Experience over the past 30 years in Australia shows that one powerful way of establishing greater stability and continuity on contested issues is through the establishment of institutions. Politicians and political fashion may come and go but institutions such as the Productivity Commission and the Australian Competition and Consumer Commission add an enormous amount to this country’s policy understanding, development and operation.

Private investment will be key to achieving low-carbon growth. And as the work of Lord Stern, the World Bank and the OECD reveal, to achieve this investment, government needs to put in place the right policy framework and incentives to ensure it happens. As with the UK experience of establishing a powerful Committee on Climate Change – reporting to parliament on five-year, economy-wide carbon budgets – and the Carbon Trust – strategically investing in new low-carbon technologies – a number of mutually re-enforcing approaches will be required. This is now being taken to the next stage by the British conservative government, with the establishment of their own Green Investment Bank in Edinburgh.

No one is suggesting that Europe, the UK, or anywhere else has off-the-shelf policies that should be applied here, but much can be learnt from those approaches that have worked well, and those that haven’t. And you won’t find many policy experts and practitioners who will make a case for the market and price alone being able to do all the heavy lifting required to cost effectively reduce emissions at scale.
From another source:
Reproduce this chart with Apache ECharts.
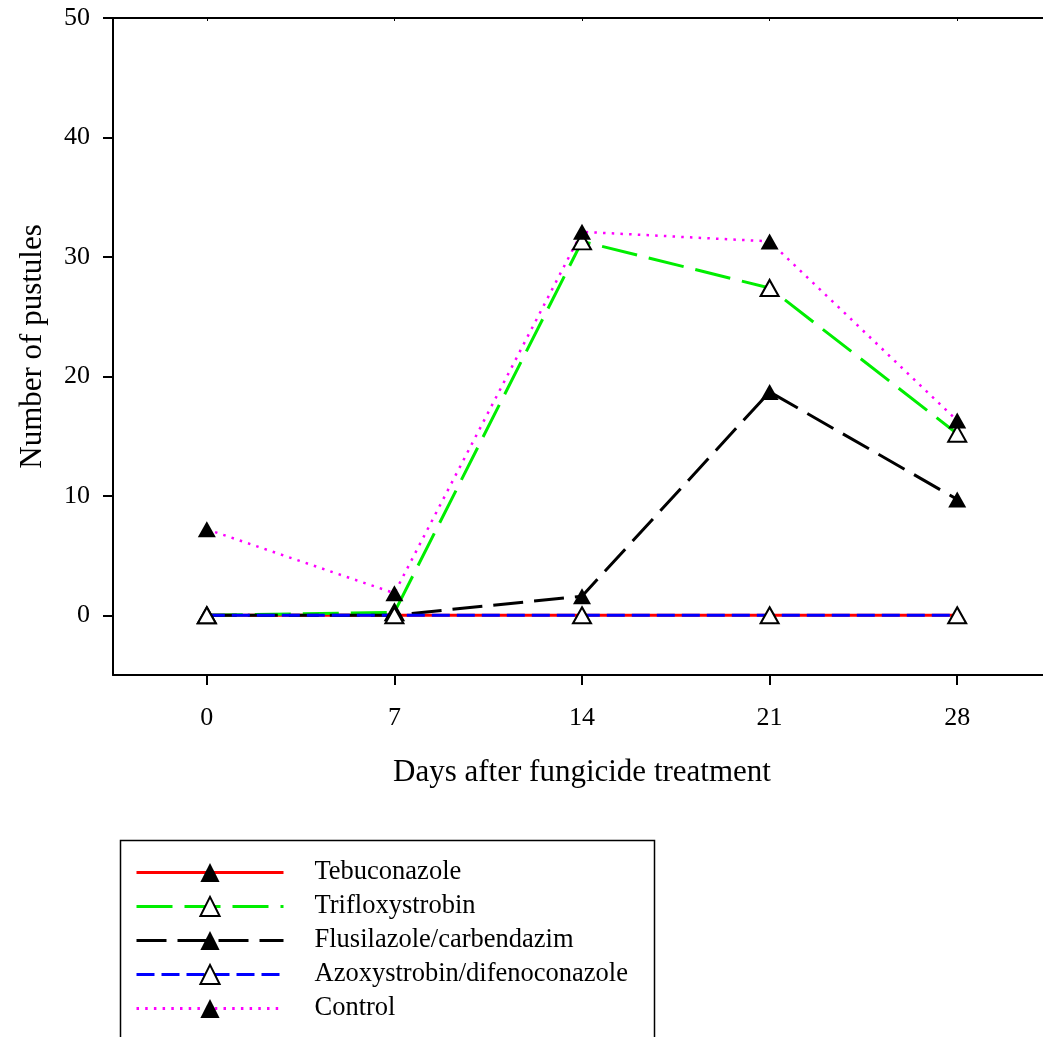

More than the result of the required deal making between the Greens, Independents and the government, this is a policy lesson apparent in the Clean Energy Future package. The political divide is presented as Tony Abbott’s “direct action” versus the government’s “carbon tax,” but what we now have in Australia is both.

It is rare that a second chance at a major policy reform comes out better than the first. With the carbon price drawing all the political focus, the important differences between Kevin Rudd’s Carbon Pollution Reduction Scheme (CPRS) and current federal policy were lost. The CPRS was more limited and placed too much faith in the power of a carbon market to drive the necessary change. The Clean Energy Future package is altogether more balanced, with a price being one element of a broader set of measures. Through establishing the new Climate Change Authority and the CEFC, the government is establishing bodies that can endure, inform and guide sensible policy into the future.

With $10 billion at its disposal, it may be that the CEFC proves as potent, or possibly more so, than the initially fixed carbon price. The overtly commercial focus of the CEFC will also have other investors keeping a close eye on where this money goes and why. If the CEFC believes a certain clean energy technology or process to be a good bet, there is a high chance additional money will follow.

The required low-carbon transformation of our economy can only be supported by a carbon price, not driven by it. Later this month, federal Treasurer Wayne Swan and finance minister Penny Wong will receive the report from Reserve Bank Board member Jillian Broadbent on how the CEFC will be structured and how it will function. It is then that we can assess the detail.

To be effective, climate policies must achieve a measure of stability and continuity. They must endure beyond electoral cycles. Establishing institutions is part of achieving that. Harmony has been in short supply on climate change in Australia, but for whatever reasons, it was a heartening sign to see some evidence of it last week.

Nick Rowley advised British Prime Minister Tony Blair on climate change and sustainability between 2004-6. He now lives and works in Sydney.